— start DATASET SECTION —

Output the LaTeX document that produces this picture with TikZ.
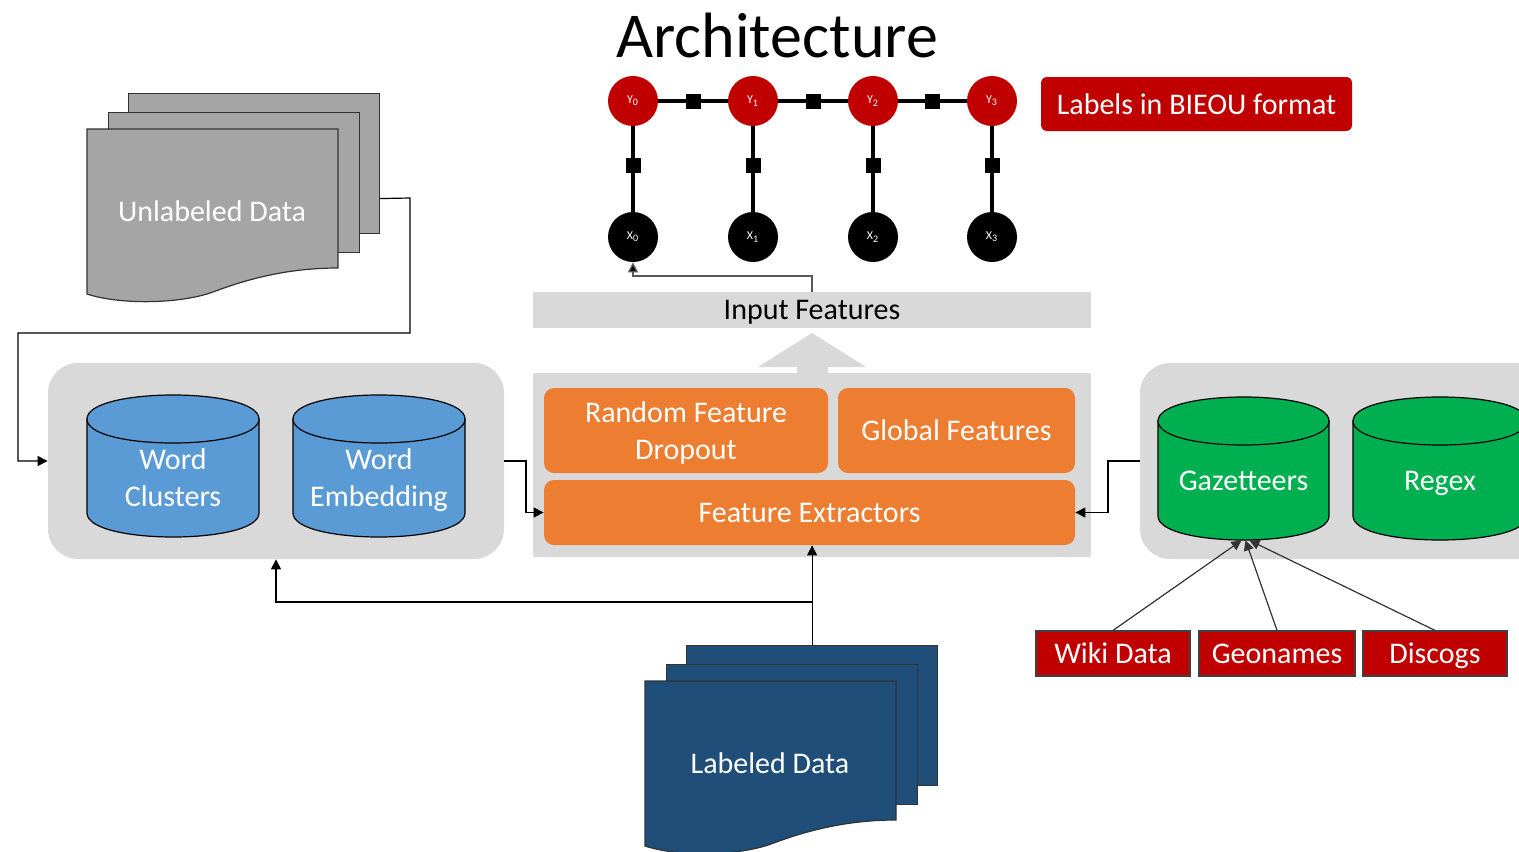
\documentclass[tikz,border=0pt]{standalone}
\usepackage{fontspec}
\setmainfont{Carlito}
\usetikzlibrary{arrows.meta,calc}
\definecolor{boxgray}{HTML}{D9D9D9}
\definecolor{orangeC}{HTML}{ED7D31}
\definecolor{blueC}{HTML}{5B9BD5}
\definecolor{greenC}{HTML}{00B050}
\definecolor{redC}{HTML}{C00000}
\definecolor{navyC}{HTML}{1F4E79}
\definecolor{docgray}{HTML}{A5A5A5}
\tikzset{
  txt/.style={font=\fontsize{15}{18.5}\selectfont, text=white, align=center, inner sep=0pt, text depth=0pt},
  container/.style={fill=boxgray, draw=none, inner sep=0pt},
  obox/.style={txt, fill=orangeC, rounded corners=5pt},
  srcbox/.style={txt, fill=redC, draw=black!75, line width=0.6pt, minimum height=22.5pt},
  conn/.style={draw=black, line width=0.6pt, -{Triangle[length=5pt,width=5pt]}},
  grayconn/.style={draw=black!65, line width=0.7pt, -{Triangle[length=5pt,width=5pt,fill=black]}},
  srcconn/.style={draw=black!80, line width=0.6pt, -{Triangle[length=5pt,width=5pt]}},
  docpage/.style={draw=black!80, line width=0.6pt, minimum width=125.5pt, minimum height=69.75pt, inner sep=0pt, anchor=north west},
  docfront/.style={draw=black!80, line width=0.6pt},
  cylbody/.style={draw=black, line width=0.6pt},
  crfnode/.style={circle, minimum size=25pt, inner sep=0pt, text=white, font=\fontsize{6}{7}\selectfont},
  ynode/.style={crfnode, fill=redC},
  xnode/.style={crfnode, fill=black},
  crfedge/.style={draw=black, line width=2pt},
  factor/.style={fill=black, minimum size=7.5pt, inner sep=0pt, rectangle}
}
% multi-document: #1 name, #2 x0, #3 y0 (front page top-left), #4 fill, #5 text
\newcommand\multidoc[5]{%
  \node[docpage, fill=#4] (#13) at (#2+41,#3-36) {};
  \node[docpage, fill=#4] (#12) at (#2+21,#3-17) {};
  \path[docfront, fill=#4] (#2,#3) -- (#2+251,#3) -- (#2+251,#3+139)
    .. controls (#2+203,#3+139) and (#2+163,#3+149) .. (#2+126,#3+163)
    .. controls (#2+93,#3+175) and (#2+33,#3+176) .. (#2,#3+165) -- cycle;
  \node[txt] (#1) at (#2+125,#3+82) {#5};
}
% cylinder: #1 name, #2 x0, #3 x1, #4 top, #5 bottom, #6 fill, #7 text
\newcommand\dbcyl[7]{%
  \path[cylbody, fill=#6] (#2,#4+24) -- (#2,#5-24)
    .. controls (#2,#5+8) and (#3,#5+8) .. (#3,#5-24) -- (#3,#4+24) -- cycle;
  \path[cylbody, fill=#6] (#2,#4+24) .. controls (#2,#4-8) and (#3,#4-8) .. (#3,#4+24)
    .. controls (#3,#4+56) and (#2,#4+56) .. (#2,#4+24) -- cycle;
  \node[inner sep=0pt, minimum width={(#3-#2)*0.5pt}, minimum height={(#5-#4)*0.5pt}] (#1) at ({(#2+#3)/2},{(#4+#5)/2}) {};
  \node[txt] (#1-t) at ({(#2+#3)/2},{(#4+#5)/2+12}) {#7};
}
\begin{document}
\begin{tikzpicture}[x=0.5pt,y=-0.5pt]
\useasboundingbox (0,0) rectangle (1519,851);
\clip (0,0) rectangle (1519,851);

% title
\node[font=\fontsize{32}{36}\selectfont, anchor=base, inner sep=0pt] (title) at (777,57) {Architecture};

% CRF chain
\node[ynode] (y0) at (633,101) {Y\textsubscript{0}};
\node[ynode] (y1) at (753,101) {Y\textsubscript{1}};
\node[ynode] (y2) at (873,101) {Y\textsubscript{2}};
\node[ynode] (y3) at (992,101) {Y\textsubscript{3}};
\node[xnode] (x0) at (633,237) {X\textsubscript{0}};
\node[xnode] (x1) at (753,237) {X\textsubscript{1}};
\node[xnode] (x2) at (873,237) {X\textsubscript{2}};
\node[xnode] (x3) at (992,237) {X\textsubscript{3}};
\draw[crfedge] (y0) -- node[factor]{} (y1);
\draw[crfedge] (y1) -- node[factor]{} (y2);
\draw[crfedge] (y2) -- node[factor]{} (y3);
\draw[crfedge] (y0) -- node[factor, pos=0.46]{} (x0);
\draw[crfedge] (y1) -- node[factor, pos=0.46]{} (x1);
\draw[crfedge] (y2) -- node[factor, pos=0.46]{} (x2);
\draw[crfedge] (y3) -- node[factor, pos=0.46]{} (x3);

\node[txt, fill=redC, rounded corners=3pt, minimum width=155.5pt, minimum height=27pt] (bieou) at (1196.5,104) {Labels in BIEOU format};

% input features
\node[container, minimum width=279pt, minimum height=18pt, font=\fontsize{15}{18.5}\selectfont, text depth=0pt] (inp) at (812,310) {Input Features};
\draw[grayconn] (inp.north) -- (inp.north |- 0,276) -| (x0.south);

% block arrow
\fill[boxgray] (797,374) -- (797,367) -- (758,367) -- (812,333) -- (866,367) -- (828,367) -- (828,374) -- cycle;

% feature box
\node[container, minimum width=279pt, minimum height=92pt] (featbox) at (812,465) {};
\node[obox, minimum width=142pt, minimum height=42.5pt] (rfd) at (686,430.5) {Random Feature\\Dropout};
\node[obox, minimum width=118.5pt, minimum height=42.5pt] (gf) at (956.5,430.5) {Global Features};
\node[obox, minimum width=265.5pt, minimum height=32.5pt] (fe) at (809.5,512.5) {Feature Extractors};

% left container
\node[container, rounded corners=15pt, minimum width=228pt, minimum height=98pt] (leftbox) at (276,461) {};
\dbcyl{wc}{87}{259}{395}{537}{blueC}{Word\\Clusters}
\dbcyl{we}{293}{465}{395}{537}{blueC}{Word\\Embedding}

% right container
\node[container, rounded corners=15pt, minimum width=220pt, minimum height=98pt] (rightbox) at (1360,461) {};
\dbcyl{gaz}{1158}{1329}{397}{540}{greenC}{Gazetteers}
\dbcyl{regex}{1353}{1527}{397}{540}{greenC}{Regex}

% sources
\node[srcbox, minimum width=77pt] (wiki) at (1113,653.5) {Wiki Data};
\node[srcbox, minimum width=78pt] (geo) at (1277,653.5) {Geonames};
\node[srcbox, minimum width=72pt] (disc) at (1435,653.5) {Discogs};
\draw[srcconn] (wiki.north) -- ([xshift=-1pt]gaz.south);
\draw[srcconn] (geo.north) -- ([xshift=1pt]gaz.south);
\draw[srcconn] (disc.north) -- ([xshift=3pt]gaz.south);

% documents
\multidoc{unlab}{87}{129}{docgray}{Unlabeled Data}
\multidoc{lab}{645}{681}{navyC}{Labeled Data}

% connectors
\draw[conn] ([yshift=-17.6pt]unlab3.east) -- (410,198) -- (410,333) -- (18,333) |- (leftbox.west);
\draw[conn] (leftbox.east) -- (526,461) |- (fe.west);
\draw[conn] (rightbox.west) -- (1108,461) |- (fe.east);
\draw[conn] (lab3.north) -- (lab3.north |- fe.south);
\coordinate (branch) at (lab3.north |- 0,602);
\draw[conn] (branch) -| (leftbox.south);
\end{tikzpicture}
\end{document}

— end DATASET SECTION —

- GIVEN INSTRUCTION -
Quote each line of the listing exactly, but leave the pictures out.

- RESPONSE TO THIS EXERCISE -
Output the LaTeX document that produces this picture with TikZ.
\documentclass[tikz,border=0pt]{standalone}
\usepackage{fontspec}
\setmainfont{Carlito}
\usetikzlibrary{arrows.meta,calc}
\definecolor{boxgray}{HTML}{D9D9D9}
\definecolor{orangeC}{HTML}{ED7D31}
\definecolor{blueC}{HTML}{5B9BD5}
\definecolor{greenC}{HTML}{00B050}
\definecolor{redC}{HTML}{C00000}
\definecolor{navyC}{HTML}{1F4E79}
\definecolor{docgray}{HTML}{A5A5A5}
\tikzset{
  txt/.style={font=\fontsize{15}{18.5}\selectfont, text=white, align=center, inner sep=0pt, text depth=0pt},
  container/.style={fill=boxgray, draw=none, inner sep=0pt},
  obox/.style={txt, fill=orangeC, rounded corners=5pt},
  srcbox/.style={txt, fill=redC, draw=black!75, line width=0.6pt, minimum height=22.5pt},
  conn/.style={draw=black, line width=0.6pt, -{Triangle[length=5pt,width=5pt]}},
  grayconn/.style={draw=black!65, line width=0.7pt, -{Triangle[length=5pt,width=5pt,fill=black]}},
  srcconn/.style={draw=black!80, line width=0.6pt, -{Triangle[length=5pt,width=5pt]}},
  docpage/.style={draw=black!80, line width=0.6pt, minimum width=125.5pt, minimum height=69.75pt, inner sep=0pt, anchor=north west},
  docfront/.style={draw=black!80, line width=0.6pt},
  cylbody/.style={draw=black, line width=0.6pt},
  crfnode/.style={circle, minimum size=25pt, inner sep=0pt, text=white, font=\fontsize{6}{7}\selectfont},
  ynode/.style={crfnode, fill=redC},
  xnode/.style={crfnode, fill=black},
  crfedge/.style={draw=black, line width=2pt},
  factor/.style={fill=black, minimum size=7.5pt, inner sep=0pt, rectangle}
}
% multi-document: #1 name, #2 x0, #3 y0 (front page top-left), #4 fill, #5 text
\newcommand\multidoc[5]{%
  \node[docpage, fill=#4] (#13) at (#2+41,#3-36) {};
  \node[docpage, fill=#4] (#12) at (#2+21,#3-17) {};
  \path[docfront, fill=#4] (#2,#3) -- (#2+251,#3) -- (#2+251,#3+139)
    .. controls (#2+203,#3+139) and (#2+163,#3+149) .. (#2+126,#3+163)
    .. controls (#2+93,#3+175) and (#2+33,#3+176) .. (#2,#3+165) -- cycle;
  \node[txt] (#1) at (#2+125,#3+82) {#5};
}
% cylinder: #1 name, #2 x0, #3 x1, #4 top, #5 bottom, #6 fill, #7 text
\newcommand\dbcyl[7]{%
  \path[cylbody, fill=#6] (#2,#4+24) -- (#2,#5-24)
    .. controls (#2,#5+8) and (#3,#5+8) .. (#3,#5-24) -- (#3,#4+24) -- cycle;
  \path[cylbody, fill=#6] (#2,#4+24) .. controls (#2,#4-8) and (#3,#4-8) .. (#3,#4+24)
    .. controls (#3,#4+56) and (#2,#4+56) .. (#2,#4+24) -- cycle;
  \node[inner sep=0pt, minimum width={(#3-#2)*0.5pt}, minimum height={(#5-#4)*0.5pt}] (#1) at ({(#2+#3)/2},{(#4+#5)/2}) {};
  \node[txt] (#1-t) at ({(#2+#3)/2},{(#4+#5)/2+12}) {#7};
}
\begin{document}
\begin{tikzpicture}[x=0.5pt,y=-0.5pt]
\useasboundingbox (0,0) rectangle (1519,851);
\clip (0,0) rectangle (1519,851);

% title
\node[font=\fontsize{32}{36}\selectfont, anchor=base, inner sep=0pt] (title) at (777,57) {Architecture};

% CRF chain
\node[ynode] (y0) at (633,101) {Y\textsubscript{0}};
\node[ynode] (y1) at (753,101) {Y\textsubscript{1}};
\node[ynode] (y2) at (873,101) {Y\textsubscript{2}};
\node[ynode] (y3) at (992,101) {Y\textsubscript{3}};
\node[xnode] (x0) at (633,237) {X\textsubscript{0}};
\node[xnode] (x1) at (753,237) {X\textsubscript{1}};
\node[xnode] (x2) at (873,237) {X\textsubscript{2}};
\node[xnode] (x3) at (992,237) {X\textsubscript{3}};
\draw[crfedge] (y0) -- node[factor]{} (y1);
\draw[crfedge] (y1) -- node[factor]{} (y2);
\draw[crfedge] (y2) -- node[factor]{} (y3);
\draw[crfedge] (y0) -- node[factor, pos=0.46]{} (x0);
\draw[crfedge] (y1) -- node[factor, pos=0.46]{} (x1);
\draw[crfedge] (y2) -- node[factor, pos=0.46]{} (x2);
\draw[crfedge] (y3) -- node[factor, pos=0.46]{} (x3);

\node[txt, fill=redC, rounded corners=3pt, minimum width=155.5pt, minimum height=27pt] (bieou) at (1196.5,104) {Labels in BIEOU format};

% input features
\node[container, minimum width=279pt, minimum height=18pt, font=\fontsize{15}{18.5}\selectfont, text depth=0pt] (inp) at (812,310) {Input Features};
\draw[grayconn] (inp.north) -- (inp.north |- 0,276) -| (x0.south);

% block arrow
\fill[boxgray] (797,374) -- (797,367) -- (758,367) -- (812,333) -- (866,367) -- (828,367) -- (828,374) -- cycle;

% feature box
\node[container, minimum width=279pt, minimum height=92pt] (featbox) at (812,465) {};
\node[obox, minimum width=142pt, minimum height=42.5pt] (rfd) at (686,430.5) {Random Feature\\Dropout};
\node[obox, minimum width=118.5pt, minimum height=42.5pt] (gf) at (956.5,430.5) {Global Features};
\node[obox, minimum width=265.5pt, minimum height=32.5pt] (fe) at (809.5,512.5) {Feature Extractors};

% left container
\node[container, rounded corners=15pt, minimum width=228pt, minimum height=98pt] (leftbox) at (276,461) {};
\dbcyl{wc}{87}{259}{395}{537}{blueC}{Word\\Clusters}
\dbcyl{we}{293}{465}{395}{537}{blueC}{Word\\Embedding}

% right container
\node[container, rounded corners=15pt, minimum width=220pt, minimum height=98pt] (rightbox) at (1360,461) {};
\dbcyl{gaz}{1158}{1329}{397}{540}{greenC}{Gazetteers}
\dbcyl{regex}{1353}{1527}{397}{540}{greenC}{Regex}

% sources
\node[srcbox, minimum width=77pt] (wiki) at (1113,653.5) {Wiki Data};
\node[srcbox, minimum width=78pt] (geo) at (1277,653.5) {Geonames};
\node[srcbox, minimum width=72pt] (disc) at (1435,653.5) {Discogs};
\draw[srcconn] (wiki.north) -- ([xshift=-1pt]gaz.south);
\draw[srcconn] (geo.north) -- ([xshift=1pt]gaz.south);
\draw[srcconn] (disc.north) -- ([xshift=3pt]gaz.south);

% documents
\multidoc{unlab}{87}{129}{docgray}{Unlabeled Data}
\multidoc{lab}{645}{681}{navyC}{Labeled Data}

% connectors
\draw[conn] ([yshift=-17.6pt]unlab3.east) -- (410,198) -- (410,333) -- (18,333) |- (leftbox.west);
\draw[conn] (leftbox.east) -- (526,461) |- (fe.west);
\draw[conn] (rightbox.west) -- (1108,461) |- (fe.east);
\draw[conn] (lab3.north) -- (lab3.north |- fe.south);
\coordinate (branch) at (lab3.north |- 0,602);
\draw[conn] (branch) -| (leftbox.south);
\end{tikzpicture}
\end{document}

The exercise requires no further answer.